How to Stay Compliant Under Colorado’s Updated Assisted Living Rules (July 2025)

Colorado’s assisted living regulations (6 CCR 1011-1, Chapter 7) were updated effective July 1, 2025. While the structure of the rules remains familiar, the expectations for how homes operate, document, and train staff are sharper than before.

This guide walks you through exactly what to do as an owner to stay compliant—and avoid avoidable problems.

STEP 1: Treat Compliance as an Operating System (Not a Binder)

What changed:
The 2025 rules reduce ambiguity. Surveyors now have clearer language to enforce expectations that used to be “understood.”

What owners should do:

  • Review policies for realism—not perfection

  • Eliminate policies staff don’t actually follow

  • Align written procedures with daily practice

Owner rule of thumb:
If staff can’t explain the policy in plain English, it’s a liability.

STEP 2: Lock Down Your Staffing & Training Proof

What changed:
The rules emphasize staff capability, not just staffing levels—especially around:

  • Falls

  • Lift assistance

  • Emergency decision-making

What owners should do:

  • Confirm staff are trained to assess before calling 911

  • Document fall prevention and lift assistance training

  • Keep training logs survey-ready at all times

Owner checklist:

  • ✔ Training dates logged

  • ✔ Staff signatures on competency acknowledgments

  • ✔ Policies available to emergency responders

STEP 3: Build a Real Fall Management Program (Not Just a Policy)

What changed:
Fall management is now a defined operational responsibility—not an afterthought.

What owners should do:

  • Implement a written fall management program

  • Tie fall risk to individual care plans

  • Document corrective actions after each incident

Survey reality:
Repeated falls without documented intervention = pattern of non-compliance.

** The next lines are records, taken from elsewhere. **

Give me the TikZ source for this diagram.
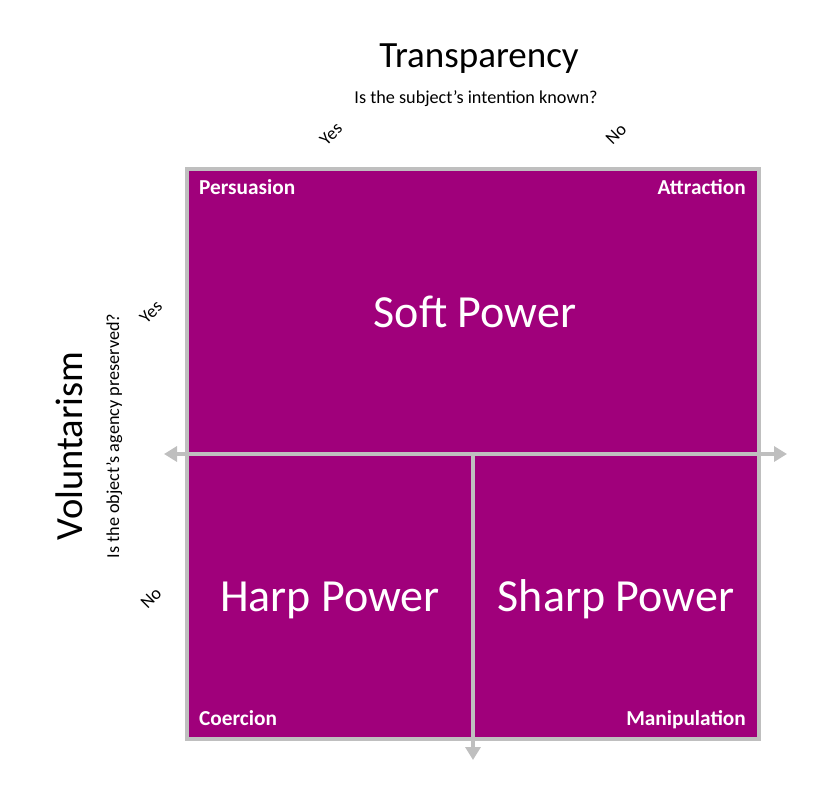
\documentclass[tikz,border=0pt]{standalone}
\usepackage{fontspec}
\setmainfont{Carlito}
\usetikzlibrary{arrows.meta}
\definecolor{quadpurple}{RGB}{160,0,123}
\definecolor{axisgray}{RGB}{191,191,191}
\tikzset{
  axisline/.style={draw=axisgray, line width=4pt},
  axistip/.tip={Triangle[length=13pt,width=15pt]},
  corner/.style={text=white, font=\fontsize{21.3}{24}\selectfont\bfseries, inner sep=0pt, anchor=base west},
  power/.style={text=white, font=\fontsize{46}{52}\selectfont, inner sep=0pt, anchor=base},
  bigtitle/.style={font=\fontsize{37}{42}\selectfont, inner sep=0pt, anchor=base},
  question/.style={font=\fontsize{18.2}{20}\selectfont, inner sep=0pt, anchor=base},
  answer/.style={font=\fontsize{18}{20}\selectfont, inner sep=0pt, rotate=45},
}
\begin{document}
\begin{tikzpicture}[x=1pt, y=-1pt]
  \useasboundingbox (0, 0) rectangle (837, 808);
  % quadrant box
  \path[fill=quadpurple, draw=axisgray, line width=4pt] (187, 169) rectangle (759, 739);
  \coordinate (ctr) at (473, 454);
  \coordinate (axl) at (164, 454);
  \coordinate (axr) at (787, 454);
  \coordinate (axd) at (473, 760);
  \draw[axisline, axistip-axistip] (axl) -- (axr);
  \draw[axisline, -axistip] (ctr) -- (axd);

  \node[bigtitle] (transp) at (479, 67){Transparency};
  \node[question] (transq) at (476, 103){Is the subject’s intention known?};
  \node[answer] (topyes) at (331, 134){Yes};
  \node[answer] (topno) at (616, 134){No};

  \node[bigtitle, font=\fontsize{38.5}{42}\selectfont, rotate=90] (volun) at (82, 446){Voluntarism};
  \node[question, rotate=90] (volq) at (119, 436){Is the object’s agency preserved?};
  \node[answer] (leftyes) at (151, 312){Yes};
  \node[answer] (leftno) at (151, 598){No};

  \node[power] (soft) at (475, 327){Soft Power};
  \node[power] (harp) at (330, 611){Harp Power};
  \node[power] (sharp) at (616, 611){Sharp Power};

  \node[corner] (persu) at (199, 194){Persuasion};
  \node[corner, anchor=base east] (attra) at (746, 194){Attraction};
  \node[corner] (coerc) at (199, 725){Coercion};
  \node[corner, anchor=base east] (manip) at (746, 725){Manipulation};
\end{tikzpicture}
\end{document}
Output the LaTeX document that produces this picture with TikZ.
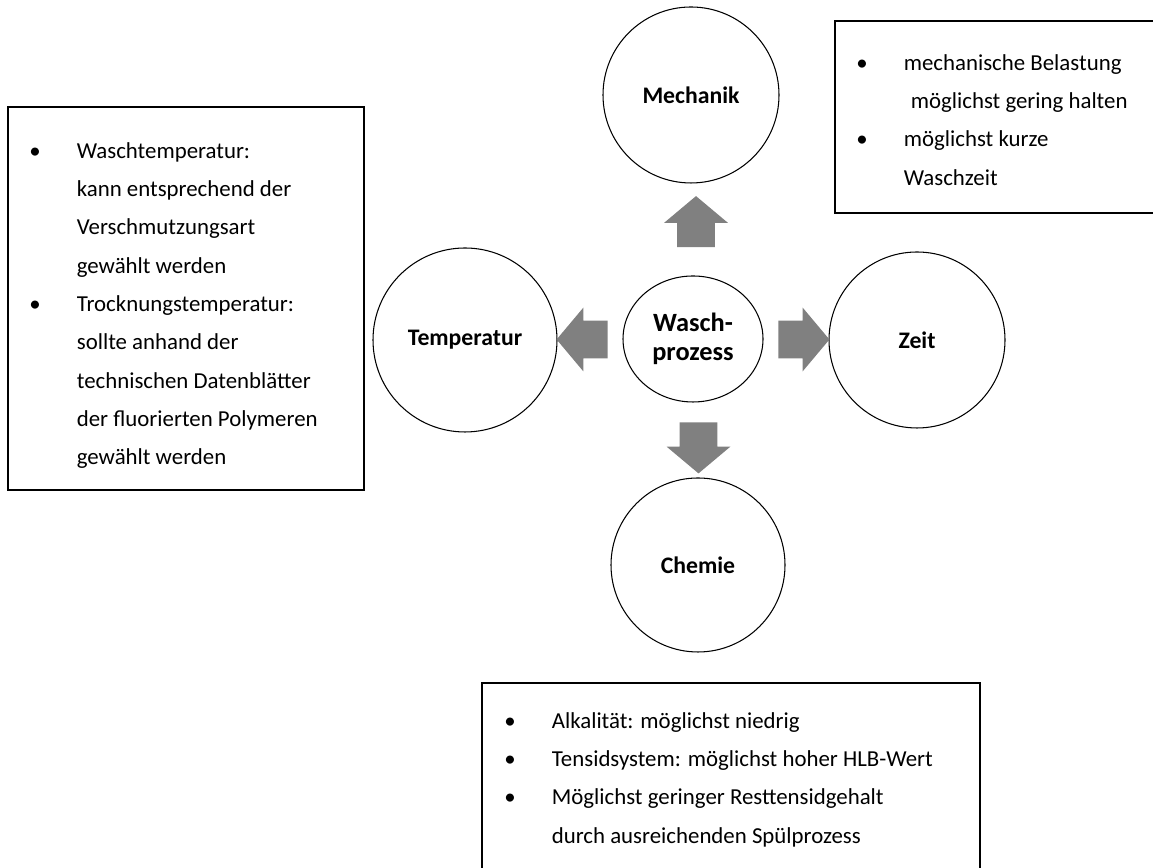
\documentclass[tikz,border=0pt]{standalone}
\usepackage{fontspec}
\setmainfont{Carlito}
\usetikzlibrary{shapes.geometric,shapes.arrows,calc}

\definecolor{pfeilgrau}{RGB}{128,128,128}

\tikzset{
  faktor/.style={circle,draw,line width=0.6pt,inner sep=0pt,font=\fontsize{13.5}{16}\selectfont\bfseries},
  pfeil/.style={single arrow,fill=pfeilgrau,draw=none,inner xsep=0pt,inner ysep=0.37cm,minimum height=1.02cm,minimum width=1.26cm,single arrow head extend=0.26cm,single arrow tip angle=100},
  infobox/.style={draw,line width=0.9pt},
  infotext/.style={anchor=north west,inner sep=0pt,align=left,font=\fontsize{13}{21.8}\selectfont},
}
\newcommand{\pkt}{\makebox[0.95cm][l]{\textbullet}}
\newcommand{\einr}{\hspace*{0.95cm}}

\begin{document}
\begin{tikzpicture}
  \useasboundingbox (0,0) rectangle (23.06,17.36);
  \node[ellipse,draw,line width=0.6pt,minimum width=2.8cm,minimum height=2.52cm,inner sep=0pt,align=center,font=\fontsize{15}{16.5}\selectfont\bfseries] (wp) at (13.86,10.58) {Wasch-\\prozess};
  \node[faktor,minimum size=3.52cm] (mech) at (13.82,15.46) {Mechanik};
  \node[faktor,minimum size=3.68cm] (temp) at (9.30,10.56) {Temperatur};
  \node[faktor,minimum size=3.52cm] (zeit) at (18.34,10.56) {Zeit};
  \node[faktor,minimum size=3.48cm] (chem) at (13.96,6.06) {Chemie};
  \node[pfeil,rotate=90] (pfmech) at ($(wp.north)!0.5!(mech.south)+(0.08,0)$) {};
  \node[pfeil,rotate=180] (pftemp) at ($(wp.west)!0.5!(temp.east)$) {};
  \node[pfeil] (pfzeit) at ($(wp.east)!0.5!(zeit.west)$) {};
  \node[pfeil,rotate=-90] (pfchem) at ($(wp.south)!0.5!(chem.north)+(0.06,0)$) {};
  \draw[infobox] (0.16,7.56) rectangle (7.28,15.22);
  \draw[infobox] (16.70,13.10) rectangle (23.3,16.94);
  \draw[infobox] (9.64,-0.5) rectangle (19.60,3.70);
  \node[infotext] (txtemp) at (0.58,14.52) {\pkt Waschtemperatur:\\
    \einr kann entsprechend der\\
    \einr Verschmutzungsart\\
    \einr gewählt werden\\
    \pkt Trocknungstemperatur:\\
    \einr sollte anhand der\\
    \einr technischen Datenblätter\\
    \einr der fluorierten Polymeren\\
    \einr gewählt werden};
  \node[infotext] (txmech) at (17.12,16.28) {\pkt mechanische Belastung\\
    \hspace*{1.09cm}möglichst gering halten\\
    \pkt möglichst kurze\\
    \einr Waschzeit};
  \node[infotext] (txchem) at (10.08,3.12) {\pkt Alkalität: möglichst niedrig\\
    \pkt Tensidsystem: möglichst hoher HLB-Wert\\
    \pkt Möglichst geringer Resttensidgehalt\\
    \einr durch ausreichenden Spülprozess};
\end{tikzpicture}
\end{document}
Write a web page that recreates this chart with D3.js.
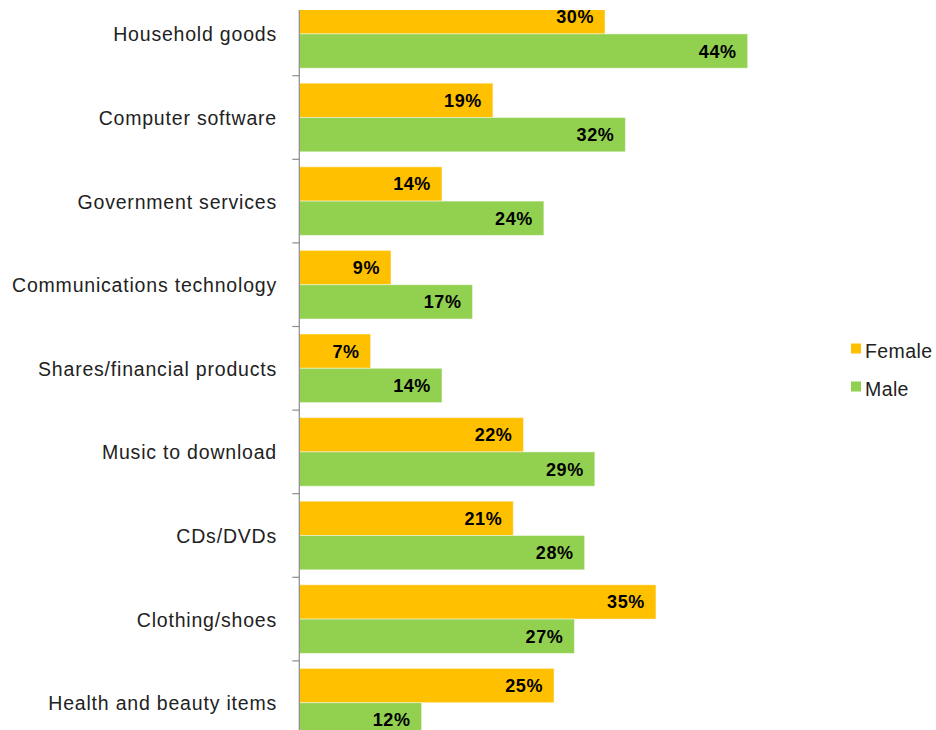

STEP 4: Make Care Plans Actually Drive Daily Care

What changed:
CDPHE expects alignment between:

  • Assessments

  • Care plans

  • Engagement activities

What owners should do:

  • Update care plans when conditions change

  • Connect engagement activities to resident abilities

  • Evaluate engagement programs quarterly

Owner insight:
Engagement is no longer “activities”—it’s regulated care.

STEP 5: Audit Emergency Preparedness & Safety Systems

What changed:
Rules reinforce expectations around:

  • Emergency lighting

  • Communication access

  • Equipment readiness

What owners should do:

  • Confirm battery or generator-powered emergency lighting

  • Ensure emergency phone access independent of household power

  • Keep AED training current if applicable

Quick test:
If power goes out tonight, can staff function immediately?

STEP 6: Re-Check Your Physical Plant—Especially for Acuity Creep

What changed:
Room sizes, bathrooms, accessibility, and safety features are mostly unchanged—but survey tolerance is lower when resident acuity increases.

What owners should do:

  • Review auxiliary aid accessibility

  • Confirm egress routes meet resident needs

  • Watch for triggers that eliminate grandfathering:

    • Renovation

    • Ownership change

    • Higher acuity residents

Owner warning:
Acuity creep creates building compliance issues fast.

STEP 7: Tighten Secure Environment Disclosures

What changed:
Secure environment requirements now emphasize transparency and informed consent.

What owners should do:

  • Ensure disclosures match actual restrictions

  • Document monitoring methods (including technology)

  • Align marketing, agreements, and operations

Common mistake:
Saying “memory care” without fully meeting secure environment standards.

STEP 8: Manage Your Survey History Like a Business Asset

What changed:
The 2025 rules make patterns of non-compliance easier for the Department to cite.

What owners should do:

  • Track recurring deficiencies

  • Show corrective action—not just correction

  • Maintain continuity in leadership and procedures

Transaction insight:
Buyers and lenders now scrutinize survey history more than ever.

STEP 9: Update Resident Agreements & Disclosures Annually

What changed:
Rules reinforce that resident agreements cannot waive compliance obligations.

What owners should do:

  • Review agreements annually

  • Align disclosures with current operations

  • Avoid over-promising services or care levels

Owner mantra:
If it’s in writing, you must deliver it.

STEP 10: Run a Self-Survey Before the State Does

What changed:
Surveyors now have better tools. Owners need them too.

What owners should do annually:

  • Walk the building like a surveyor

  • Review 5 random resident files

  • Test staff knowledge on:

    • Falls

    • Lift assistance

    • Emergency response

    • Resident rights

Bottom Line for Owners

The July 2025 Chapter 7 updates don’t change what assisted living is—but they absolutely change how it must be run.

Homes that:

  • Train intentionally

  • Document consistently

  • Align care plans with reality

…will do just fine.

Homes that rely on outdated habits, informal practices, or “we’ve always done it this way” are now exposed.